Miami Art Basel 2021

Genesis Tramaine, Kennedy Yanko, Louisa Gagliardi

 

 Il nous aura fallu quelques jours pour digérer cette semaine passée à Miami à l’occasion de la foire Art Basel. Avons-nous tout bien tout saisi ? Sommes-nous passés à côté de l’essentiel ? Comment se fait-il que nous ne ressentions pas l’universel engouement de nos pairs ? Pas de “wow”, ni de “amazing” de notre côté pour la “main fair” de cette édition sous les palmiers et le béton. En 2019 nous écrivions à l’occasion d’une autre foire célèbre : “On s’amuse à instagramer les instagrameurs qui s’instagrament devant les toiles, une mise en abîme bigarrée qui nous laisse songeurs.
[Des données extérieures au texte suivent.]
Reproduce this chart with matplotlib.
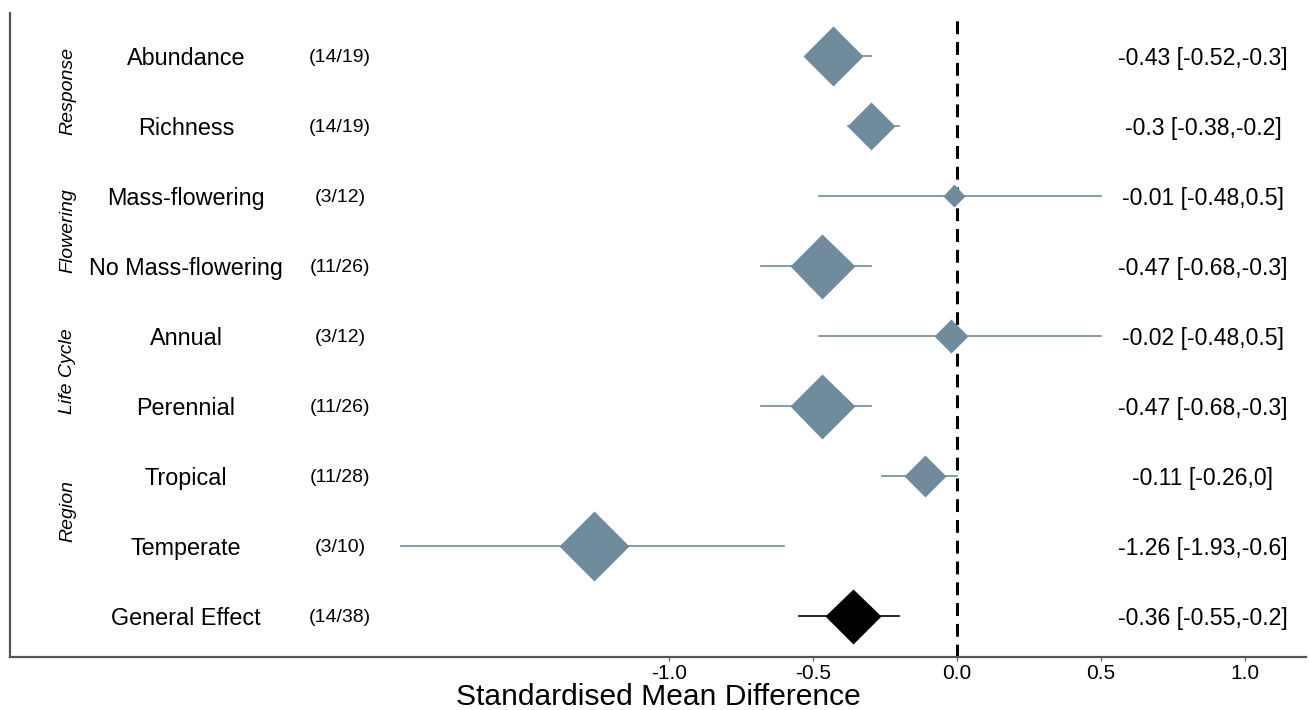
import numpy as np
import matplotlib
matplotlib.use("Agg")
import matplotlib.pyplot as plt

# forest plot data (top row first)
labels = ['Abundance', 'Richness', 'Mass-flowering', 'No Mass-flowering',
          'Annual', 'Perennial', 'Tropical', 'Temperate', 'General Effect']
counts = ['(14/19)', '(14/19)', '(3/12)', '(11/26)', '(3/12)',
          '(11/26)', '(11/28)', '(3/10)', '(14/38)']
est = [-0.43, -0.3, -0.01, -0.47, -0.02, -0.47, -0.11, -1.26, -0.36]
lo = [-0.52, -0.38, -0.48, -0.68, -0.48, -0.68, -0.26, -1.93, -0.55]
hi = [-0.3, -0.2, 0.5, -0.3, 0.5, -0.3, 0, -0.6, -0.2]
# relative diamond size (weight)
weight = [60, 48, 23, 65, 34, 65, 43, 70, 55]
groups = ['Response', 'Flowering', 'Life Cycle', 'Region']
xticks = [-1.0, -0.5, 0.0, 0.5, 1.0]

plt.rcParams['font.family'] = ['Liberation Sans', 'DejaVu Sans']
slate = '#708b9b'

fig = plt.figure(figsize=(13.09, 7.10), dpi=100)
ax = fig.add_axes([10/1309, 53/710, 1296/1309, 644/710])

n = len(labels)
ypos = np.arange(n, 0, -1)
cols = [slate]*(n-1) + ['black']

ax.axvline(0, color='black', lw=2.2, ls=(0, (4.2, 2.6)), zorder=1)

for y, e, l, h, w, c in zip(ypos, est, lo, hi, weight, cols):
    ax.plot([l, h], [y, y], color=c, lw=1.2, zorder=2)
    ms = w*0.72/np.sqrt(2)
    ax.plot(e, y, marker='D', ms=ms, color=c, mec='none', zorder=3)

for y, lab, cnt, e, l, h in zip(ypos, labels, counts, est, lo, hi):
    ax.text(-2.677, y, lab, ha='center', va='center_baseline', fontsize=16.8)
    ax.text(-2.142, y, cnt, ha='center', va='center_baseline', fontsize=14)
    ax.text(0.854, y, f"{e:g} [{l:g},{h:g}]", ha='center',
            va='center_baseline', fontsize=16.6)

for i, g in enumerate(groups):
    yc = (ypos[2*i] + ypos[2*i+1]) / 2
    ax.text(-3.087, yc, g, ha='center', va='center', rotation=90,
            fontsize=14, style='italic')

ax.set_xlim(-3.288, 1.212)
ax.set_ylim(0.41, 9.61)
ax.set_yticks([])
ax.set_xticks(xticks)
ax.set_xticklabels([f"{t:.1f}" for t in xticks],
                   family=['Liberation Sans Narrow', 'Liberation Sans'], fontsize=15)
ax.tick_params(axis='x', length=3, width=1, color='#666666', pad=2)
ax.set_xlabel('Standardised Mean Difference', fontsize=21.6, labelpad=0)

for s in ['top', 'right']:
    ax.spines[s].set_visible(False)
for s in ['left', 'bottom']:
    ax.spines[s].set_color('#555555')
    ax.spines[s].set_linewidth(1.6)

fig.savefig('out.png', dpi=100)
Jusqu’où va la catharsis si l’on regarde seulement une toile à travers le prisme de sa ‘story’ ? A-t-on le temps d’interpréter, d’analyser, de comprendre quand on se précipite pour poster un cliché carré ? La foule qui se presse devant les citrons étincelants et piqués de pierres précieuses de Kathleen Ryan aperçoit-elle seulement la pourriture manger le fruit ? Oui les apparences sont parfois trompeuses… On se demande bien combien de temps durera, et jusqu’où ira, ce marché de l’art qui vend une banane scotchée à un mur pour 120 000 dollars (Maurizio Cattelan à Art Basel Miami 2019).” On aurait pensé que deux ans et une pandémie plus tard, les choses auraient peut-être changées, mais non. Absolument pas. Il semblerait que rien n’arrête plus la folie… Cargos et avions sont affrétés par des galeristes européens pour transporter des œuvres qui seront achetées par d’autres européens qui auraient pu effectuer cette transaction sans dépenser quatre tonnes de CO2 en plus de leurs millions d’euros. Mais bien sûr, mieux vaut ne pas trop y penser et se rassurer comme on peut : “c’est important de ne pas perdre le lien social”, “c’est plus beau en vrai que sur Insta” ou encore “ça fait deux ans qu’on a pas voyagé !”.

 

Claudia KeepIssy Wood, Yayoi Kusama

 

 

Une fois rassurés (et démasqués) on ne sait plus bien où donner de la tête et tout se mélange : on nous parle du show Vuitton en hommage à Virgil Abloh, du dernier crypto-boy de dix-neuf ans qui donne une conférence et ses conseils avisés pour acquérir des NFT, on nous propose un vernissage/vente de sacs à main, mais tout ceci bien sûr est impossible sans le Pouvoir du Sceau Sacré : notre nom sur une guestlist.

 

Amako Boafo, , Reginald O'Neal, Otis Kwame Kye Quaicoe

Derrière tout ce plastique, cette superficialité et, il faut bien le dire, ce bullshit spéculatif, il émerge quand même quelques pépites. Des galeries indépendantes qui défoncent des portes et ne font rien comme tout le monde (JTT NYC, the Hole, Sorry We’re Closed, Superzoom), des foires passionnantes comme NADA (New Art Dealers Alliance) où l’on rêverait de tout accrocher dans notre salon (coup de cœur pour l’artiste Claudia Keep et ses petits formats, sortes d’instantanés d’une simplicité poétique qui fait du bien). La part belle est faite à la figuration avec des artistes-femmes superstars comme Issy Wood ou Louise Gagliardi. On découvre aussi une vraie représentation d’artistes noirs, afro-américains ou issus de la diaspora africaine. Parmi eux Otis Kwame Kye Quaicoe artiste ghanéen résident en 2021 chez les Rubell, mais aussi Danielle Mckinney et ses SUBLIMES toiles suaves et enfumées, nous restons sans voix devant les sculptures monumentales de Kennedy Yanko et les grands formats bouleversants de sens de Reginald O'Neal. Du beau il y en a, mais c’est comme souvent, il faut quitter les chemins tout tracés et savoir regarder là où personne ne s’arrête.

 

Danielle Mckinney

 

Peut-être aussi faut-il un tel chaos, une telle foire justement, pour apprécier encore davantage les jeunes talents (artistes comme galeristes) émergents. Espérons seulement que cette future génération saura s’émanciper des codes dépassés du monde de l’art contemporain et de cette foire très fatiguée.